Jeff Horwich: In about a half hour, the big story will be earnings at JPMorgan Chase — we’re all curious how big a hit it took from that massive trading loss a few months ago. Wells Fargo should put out results about the same time. This comes as the Justice Department has announced a $175 million settlement with the bank. Wells Fargo allegedly discriminated against tens of thousands of African-American and Hispanic borrowers between 2004 and 2009.
From Washington, here’s Marketplace’s David Gura.
David Gura: Wells Fargo says it decided to settle to avoid a long court battle. The bank is denying allegations it offered white borrowers better terms.
Guy Cecala: That’s probably due to the fact that the loans in question were made by mortgage brokers.
Guy Cecala is with Inside Mortgage Finance. Mortgage brokers are independent parties who sold Wells Fargo loans.
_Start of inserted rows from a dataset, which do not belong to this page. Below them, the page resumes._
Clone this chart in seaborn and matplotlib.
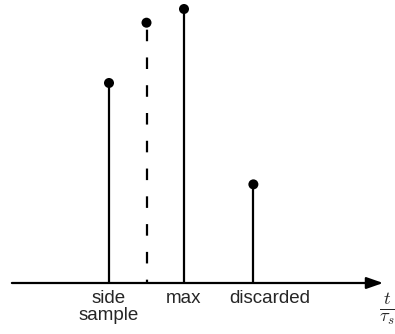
import matplotlib
matplotlib.use("Agg")
import matplotlib.pyplot as plt
import seaborn as sns
import pandas as pd

# data (t in units of tau_s, amplitude normalised to max)
t_vals = [-2.0, -1.0, 0.0, 1.85]
heights = [0.73, 0.95, 1.0, 0.36]
styles = ["solid", "dashed", "solid", "solid"]
label_text = ["side\nsample", "max", "discarded"]
label_pos = [-2.0, 0.0, 2.3]

sns.set_style("white")
plt.rcParams['font.family'] = ['Liberation Sans', 'DejaVu Sans']
plt.rcParams['mathtext.fontset'] = 'cm'

fig = plt.figure(figsize=(3.95, 3.34), dpi=100)
ax = fig.add_axes([0, 0, 1, 1])

df = pd.DataFrame({"t": t_vals, "h": heights, "style": styles})

for _, r in df.iterrows():
    ls = (9.5, (5.2, 7.3)) if r["style"] == "dashed" else "solid"
    ax.plot([r["t"], r["t"]], [r["h"], 0], color="black", linewidth=1.6,
            linestyle=ls, solid_capstyle="butt", dash_capstyle="butt")
sns.scatterplot(data=df, x="t", y="h", color="black", s=52, edgecolor="none",
                ax=ax, legend=False, zorder=3)

# axis arrow
ax.annotate("", xy=(5.31, 0), xytext=(-4.59, 0),
            arrowprops=dict(arrowstyle="-|>,head_length=1.0,head_width=0.35",
                            color="black", lw=1.6, shrinkA=0, shrinkB=0))

for txt, x in zip(label_text, label_pos):
    ax.text(x, -0.025, txt, ha="center", va="top", fontsize=13.5,
            linespacing=1.05)

ax.text(5.42, -0.095, r"$\frac{t}{\tau_s}$", ha="center", va="center", fontsize=19)

ax.set_xlim(-184 / 37.5, (395 - 184) / 37.5)
ax.set_ylim(-(334 - 283) / 274, 283 / 274)
ax.axis("off")

fig.savefig("out.png", dpi=100)
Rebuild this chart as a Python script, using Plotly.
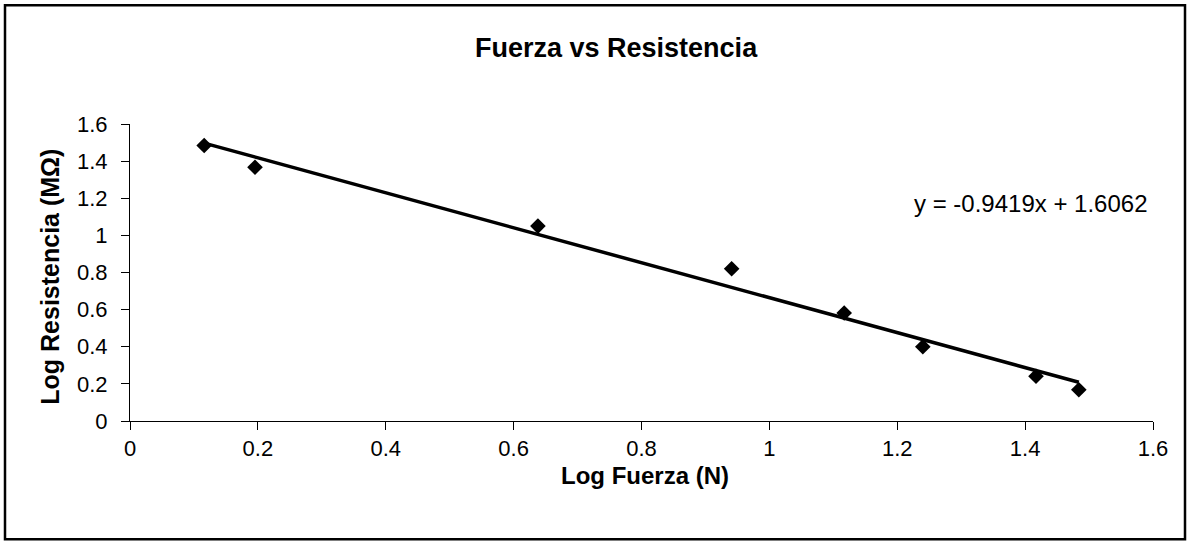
import plotly.graph_objects as go

# Measured data (log10 of force in N, log10 of resistance in MOhm)
log_fuerza = [0.116, 0.1955, 0.638, 0.941, 1.117, 1.240, 1.417, 1.484]
log_resistencia = [1.484, 1.367, 1.050, 0.820, 0.582, 0.400, 0.241, 0.168]

# Linear trend line coefficients
slope = -0.9419
intercept = 1.6062

x_ticks = [0, 0.2, 0.4, 0.6, 0.8, 1.0, 1.2, 1.4, 1.6]
y_ticks = [0, 0.2, 0.4, 0.6, 0.8, 1.0, 1.2, 1.4, 1.6]

W, H = 1188, 544
ML, MR, MT, MB = 130, 35, 124, 122.5
PW, PH = W - ML - MR, H - MT - MB

trend_x = [min(log_fuerza), max(log_fuerza)]
trend_y = [slope * v + intercept for v in trend_x]

font_family = "Liberation Sans, Arial, sans-serif"

fig = go.Figure()
fig.add_trace(go.Scatter(
    x=trend_x, y=trend_y, mode="lines",
    line=dict(color="black", width=3.5),
    hoverinfo="skip", showlegend=False,
))
fig.add_trace(go.Scatter(
    x=log_fuerza, y=log_resistencia, mode="markers",
    marker=dict(symbol="diamond", size=12, color="black"),
    showlegend=False,
))


def px_x(p):
    return (p - ML) / PW


def px_y(p):
    return (H - MB - p) / PH


fig.update_layout(
    width=W, height=H,
    margin=dict(l=ML, r=MR, t=MT, b=MB),
    paper_bgcolor="white", plot_bgcolor="white",
    font=dict(family=font_family, size=22, color="black"),
    xaxis=dict(
        range=[0, 1.6], tickvals=x_ticks, showgrid=False, zeroline=False,
        showline=True, linecolor="black", linewidth=1,
        ticks="outside", ticklen=8, tickcolor="black", tickwidth=1,
        tickfont=dict(size=22), ticklabelstandoff=0, fixedrange=True,
    ),
    yaxis=dict(
        range=[0, 1.6], tickvals=y_ticks, showgrid=False, zeroline=False,
        showline=True, linecolor="black", linewidth=1,
        ticks="outside", ticklen=8, tickcolor="black", tickwidth=1,
        tickfont=dict(size=22), ticklabelstandoff=9, fixedrange=True,
    ),
    annotations=[
        dict(text="<b>Fuerza vs Resistencia</b>", xref="paper", yref="paper",
             x=px_x(616), y=px_y(48), xanchor="center", yanchor="middle",
             showarrow=False, font=dict(size=27)),
        dict(text="<b>Log Fuerza (N)</b>", xref="paper", yref="paper",
             x=px_x(645), y=px_y(476), xanchor="center", yanchor="middle",
             showarrow=False, font=dict(size=24)),
        dict(text="<b>Log Resistencia (MΩ)</b>", xref="paper", yref="paper",
             x=px_x(50), y=px_y(277), xanchor="center", yanchor="middle",
             textangle=-90, showarrow=False, font=dict(size=25)),
        dict(text=f"y = {slope}x + {intercept}", xref="paper", yref="paper",
             x=px_x(1150), y=px_y(204), xanchor="right", yanchor="middle",
             showarrow=False, font=dict(size=24)),
    ],
    shapes=[
        dict(type="rect", xref="paper", yref="paper",
             x0=px_x(5), x1=px_x(1185), y0=px_y(540), y1=px_y(5),
             line=dict(color="black", width=2.5), layer="above"),
    ],
)

fig.write_html("out.html")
So, the bank has come to this conclusion:
Cecala: If it is too hard to police mortgage brokers, we are not going to deal with mortgage brokers going forward.
Cecala says choosing to cut ties with independent brokers is not going to hurt Wells Fargo’s bottom line, it is the largest lender in the U.S.
Cecala: They’re in a position now where they can pick and choose a little bit about what business they want to do.
But it will be a big blow to independent brokers. In the first quarter of this year, Wells Fargo accounted for 20 percent of their business.
In Washington, I’m David Gura, for Marketplace.